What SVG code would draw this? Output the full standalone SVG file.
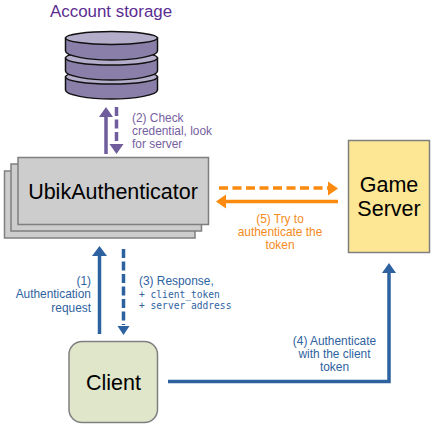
<svg xmlns="http://www.w3.org/2000/svg" width="433" height="424" viewBox="0 0 433 424">
<style>
text{font-family:"Liberation Sans",Arial,sans-serif}
.box{fill:#cdcdcd;stroke:#7f7f7f;stroke-width:1.5}
.disk{fill:#8a7fa8;stroke:#111;stroke-width:1.5}
.top{fill:#b5aecb;stroke:#111;stroke-width:1.5}
.pu{fill:#7560a0;font-size:11.9px}
.bl{fill:#2f62a0;font-size:11.9px}
.or{fill:#f58a20;font-size:11.9px}
.mono{font-family:"DejaVu Sans Mono","Liberation Mono",monospace;font-size:9.6px;fill:#2f62a0}
.big{font-size:21.5px;fill:#000;text-anchor:middle}
</style>
<rect width="433" height="424" fill="#fff"/>
<g id="storage-label"><text x="50" y="17" font-size="16.900" fill="#5b2d91">Account storage</text></g>
<g id="account-storage">
<path class="disk" d="M65.500 77V90C65.500 95 88 99 111.500 99S157.500 95 157.500 90V77Z"/>
<ellipse class="top" cx="111.500" cy="77" rx="46" ry="7"/>
<path class="disk" d="M65.500 58V71C65.500 76 88 80 111.500 80S157.500 76 157.500 71V58Z"/>
<ellipse class="top" cx="111.500" cy="58" rx="46" ry="7"/>
<path class="disk" d="M65.500 38V51C65.500 56 88 60 111.500 60S157.500 56 157.500 51V38Z"/>
<ellipse class="top" cx="111.500" cy="38" rx="46" ry="6.500"/>
</g>
<g id="ubik-authenticator">
<rect class="box" x="4.500" y="171" width="190.500" height="67"/>
<rect class="box" x="11" y="164" width="190.500" height="67"/>
<rect class="box" x="18" y="157.500" width="190.500" height="67"/>
<text x="113" y="199" class="big">UbikAuthenticator</text>
</g>
<g id="game-server">
<rect x="348.500" y="140.500" width="81" height="112" fill="#fde794" stroke="#7f7f7f" stroke-width="1.500"/>
<text x="389" y="192" class="big">Game</text>
<text x="389" y="216" class="big">Server</text>
</g>
<g id="client">
<rect x="69" y="341.500" width="88.500" height="81" rx="13" fill="#dfe6c9" stroke="#7f7f7f" stroke-width="1.500"/>
<text x="113.500" y="390" class="big">Client</text>
</g>
<g id="connectors" fill="none">
<path d="M106 154V114" stroke="#6f5d9c" stroke-width="3.500"/><path d="M106 107l7 10h-14z" fill="#6f5d9c"/>
<path d="M116.500 107V142" stroke="#6f5d9c" stroke-width="3.500" stroke-dasharray="9 3.500"/><path d="M116.500 154l-7-10h14z" fill="#6f5d9c"/>
<path d="M219 188H330" stroke="#fb8a0e" stroke-width="3.500" stroke-dasharray="9 4.500"/><path d="M338 188.500l-10-7v14z" fill="#fb8a0e"/>
<path d="M338 201.500H224" stroke="#fb8a0e" stroke-width="3.500"/><path d="M216 201.500l10-7v14z" fill="#fb8a0e"/>
<path d="M99.500 334V252" stroke="#2d619f" stroke-width="3.500"/><path d="M99.500 246l7.500 10h-15z" fill="#2d619f"/>
<path d="M123.500 249V325" stroke="#2d619f" stroke-width="3.500" stroke-dasharray="9 3.500"/><path d="M123.500 335l-6-9h12z" fill="#2d619f"/>
<path d="M168 381.500H389V268" stroke="#2d619f" stroke-width="3.500"/><path d="M389 263l7 10h-14z" fill="#2d619f"/>
</g>
<g id="labels">
<text class="pu" x="132" y="122">(2) Check</text>
<text class="pu" x="132" y="135">credential, look</text>
<text class="pu" x="132" y="148">for server</text>
<text class="or" text-anchor="middle" x="280" y="223">(5) Try to</text>
<text class="or" text-anchor="middle" x="280" y="236">authenticate the</text>
<text class="or" text-anchor="middle" x="280" y="249">token</text>
<text class="bl" text-anchor="end" x="91" y="285">(1)</text>
<text class="bl" text-anchor="end" x="91" y="298">Authentication</text>
<text class="bl" text-anchor="end" x="91" y="312">request</text>
<text class="bl" x="139" y="285">(3) Response,</text>
<text class="mono" x="139" y="298">+ client_token</text>
<text class="mono" x="139" y="309">+ server address</text>
<text class="bl" text-anchor="middle" x="334.500" y="345">(4) Authenticate</text>
<text class="bl" text-anchor="middle" x="334.500" y="358">with the client</text>
<text class="bl" text-anchor="middle" x="334.500" y="371">token</text>
</g>
</svg>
——————————
Do this –
Take the listing and print it again exactly, but without any pictures.

Output for this task –
What SVG code would draw this? Output the full standalone SVG file.
<svg xmlns="http://www.w3.org/2000/svg" width="433" height="424" viewBox="0 0 433 424">
<style>
text{font-family:"Liberation Sans",Arial,sans-serif}
.box{fill:#cdcdcd;stroke:#7f7f7f;stroke-width:1.5}
.disk{fill:#8a7fa8;stroke:#111;stroke-width:1.5}
.top{fill:#b5aecb;stroke:#111;stroke-width:1.5}
.pu{fill:#7560a0;font-size:11.9px}
.bl{fill:#2f62a0;font-size:11.9px}
.or{fill:#f58a20;font-size:11.9px}
.mono{font-family:"DejaVu Sans Mono","Liberation Mono",monospace;font-size:9.6px;fill:#2f62a0}
.big{font-size:21.5px;fill:#000;text-anchor:middle}
</style>
<rect width="433" height="424" fill="#fff"/>
<g id="storage-label"><text x="50" y="17" font-size="16.900" fill="#5b2d91">Account storage</text></g>
<g id="account-storage">
<path class="disk" d="M65.500 77V90C65.500 95 88 99 111.500 99S157.500 95 157.500 90V77Z"/>
<ellipse class="top" cx="111.500" cy="77" rx="46" ry="7"/>
<path class="disk" d="M65.500 58V71C65.500 76 88 80 111.500 80S157.500 76 157.500 71V58Z"/>
<ellipse class="top" cx="111.500" cy="58" rx="46" ry="7"/>
<path class="disk" d="M65.500 38V51C65.500 56 88 60 111.500 60S157.500 56 157.500 51V38Z"/>
<ellipse class="top" cx="111.500" cy="38" rx="46" ry="6.500"/>
</g>
<g id="ubik-authenticator">
<rect class="box" x="4.500" y="171" width="190.500" height="67"/>
<rect class="box" x="11" y="164" width="190.500" height="67"/>
<rect class="box" x="18" y="157.500" width="190.500" height="67"/>
<text x="113" y="199" class="big">UbikAuthenticator</text>
</g>
<g id="game-server">
<rect x="348.500" y="140.500" width="81" height="112" fill="#fde794" stroke="#7f7f7f" stroke-width="1.500"/>
<text x="389" y="192" class="big">Game</text>
<text x="389" y="216" class="big">Server</text>
</g>
<g id="client">
<rect x="69" y="341.500" width="88.500" height="81" rx="13" fill="#dfe6c9" stroke="#7f7f7f" stroke-width="1.500"/>
<text x="113.500" y="390" class="big">Client</text>
</g>
<g id="connectors" fill="none">
<path d="M106 154V114" stroke="#6f5d9c" stroke-width="3.500"/><path d="M106 107l7 10h-14z" fill="#6f5d9c"/>
<path d="M116.500 107V142" stroke="#6f5d9c" stroke-width="3.500" stroke-dasharray="9 3.500"/><path d="M116.500 154l-7-10h14z" fill="#6f5d9c"/>
<path d="M219 188H330" stroke="#fb8a0e" stroke-width="3.500" stroke-dasharray="9 4.500"/><path d="M338 188.500l-10-7v14z" fill="#fb8a0e"/>
<path d="M338 201.500H224" stroke="#fb8a0e" stroke-width="3.500"/><path d="M216 201.500l10-7v14z" fill="#fb8a0e"/>
<path d="M99.500 334V252" stroke="#2d619f" stroke-width="3.500"/><path d="M99.500 246l7.500 10h-15z" fill="#2d619f"/>
<path d="M123.500 249V325" stroke="#2d619f" stroke-width="3.500" stroke-dasharray="9 3.500"/><path d="M123.500 335l-6-9h12z" fill="#2d619f"/>
<path d="M168 381.500H389V268" stroke="#2d619f" stroke-width="3.500"/><path d="M389 263l7 10h-14z" fill="#2d619f"/>
</g>
<g id="labels">
<text class="pu" x="132" y="122">(2) Check</text>
<text class="pu" x="132" y="135">credential, look</text>
<text class="pu" x="132" y="148">for server</text>
<text class="or" text-anchor="middle" x="280" y="223">(5) Try to</text>
<text class="or" text-anchor="middle" x="280" y="236">authenticate the</text>
<text class="or" text-anchor="middle" x="280" y="249">token</text>
<text class="bl" text-anchor="end" x="91" y="285">(1)</text>
<text class="bl" text-anchor="end" x="91" y="298">Authentication</text>
<text class="bl" text-anchor="end" x="91" y="312">request</text>
<text class="bl" x="139" y="285">(3) Response,</text>
<text class="mono" x="139" y="298">+ client_token</text>
<text class="mono" x="139" y="309">+ server address</text>
<text class="bl" text-anchor="middle" x="334.500" y="345">(4) Authenticate</text>
<text class="bl" text-anchor="middle" x="334.500" y="358">with the client</text>
<text class="bl" text-anchor="middle" x="334.500" y="371">token</text>
</g>
</svg>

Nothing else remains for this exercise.